Pick tentatively makes friends with some wild kids who are jumping their bikes over trash cans in the alley behind Grandma Grace’s house. He learns his way around town and spends a lot of time at the city pool, where he also experiences his first crush on a beautiful young diver.
He observes the adults in his world, especially Buddy, who has recently broken up with his long-time girlfriend and returned home from the University of Idaho to spend the summer working and riding his motorcycle. Grandma is a non-nonsense fifty-something widow with short salt-and-pepper hair who is determined to turn Pick into a responsible young man with her “work first, play later” approach and long list of daily chores.
The catalyst for Pick’s summer of change is the announcement of motorcycle daredevil Evel Knievel that he will attempt to jump the Snake River Canyon outside of town in early September. Buddy gets a job doing security at the jump site and promises to sneak Pick in for the big event. While Knievel’s endeavor provides Buddy with work, it provides Pick and his friends with dreams and inspiration, and they spend much of the summer attempting increasingly risky jumps with their bicycles.
Reading this novella brought me back to the simpler times of my youth (I turned 15 in the summer of 1974), when a bike was a ticket to freedom. I left my house in the morning and wasn’t expected to return until it started to get dark. (And I drank water out of a garden hose and lived to tell!)
Jones tells an endearing story about a sensitive and sensible young man growing up and slowly learning some painful truths about the adult world.
The five stories on offer here are a little darker.
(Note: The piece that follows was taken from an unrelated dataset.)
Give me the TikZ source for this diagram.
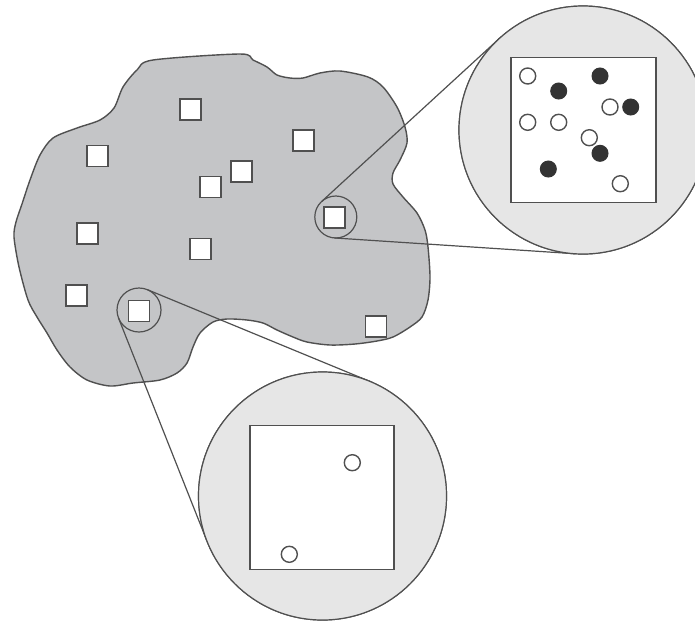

They concern characters that have reached turning points in their lives as they progress from confusion to constructive action.
“Saving Johanna” follows a down-on-her-luck recovering alcoholic caught in an abusive relationship who finds mercy and a second chance through her community service at the local library.
“The Last Husband” tells of Olive and her five husbands, the last of whom has just died. She is muddling along in her winter loneliness and takes advantage of the arrival of spring to replant the garden. To her surprise, her only living ex-husband, Eddie, shows up. Eddie had once tried to kill Olive and spent some time in prison. But that was a long time ago. They chat and get caught up, and Eddie invites Olive to go fishing with him. When Olive’s daughter from an earlier marriage, Geri, finds out that Eddie has reappeared, she is not happy. But Olive has other ideas in what could be her last spring.
“A Lesson on How to Attract a Man” returns to childhood friendships, in particular that one girl who was ahead of all the others. Meg and Renee haven’t seen each other in years. When they meet for coffee, their conversation turns to their time in eighth grade at St. Martin’s and their classmate, Jaynie Aniston, who always seemed to be surrounded by boys. What was she saying to them that always made them smile and laugh? The other girls were mystified by Jaynie’s secret power over the boys. Through a series of school dances that year, Meg and Renee learn Jaynie’s secret. And it has lasting effects on Meg’s life.
“I Don’t Come Here Often” gives us a close look at the quirky customers of a Boise Laundromat. The closing story, “Wyoming” follows 12-year-old Jen, who has persuaded her 16-year-old neighbor, Jeremy, to help her run away. Jen’s mother died four years earlier, and her father has just remarried. Not surprisingly, Jen resents and despises her new stepmother, Lillian. Jeremy has an old truck, and is tired of being his drunken father’s punching bag, so they decide to head east to Wyoming. But the journey doesn’t go quite as Jen had planned. Perhaps she isn’t as independent as she’d thought. And perhaps Lillian isn’t really an evil stepmother.
Evel Knievel Jumps the Snake River Canyon and Other Stories Close to Home is a fast and pleasantly bumpy ride through the lives of idiosyncratic characters trying to find their way across one kind of chasm or another.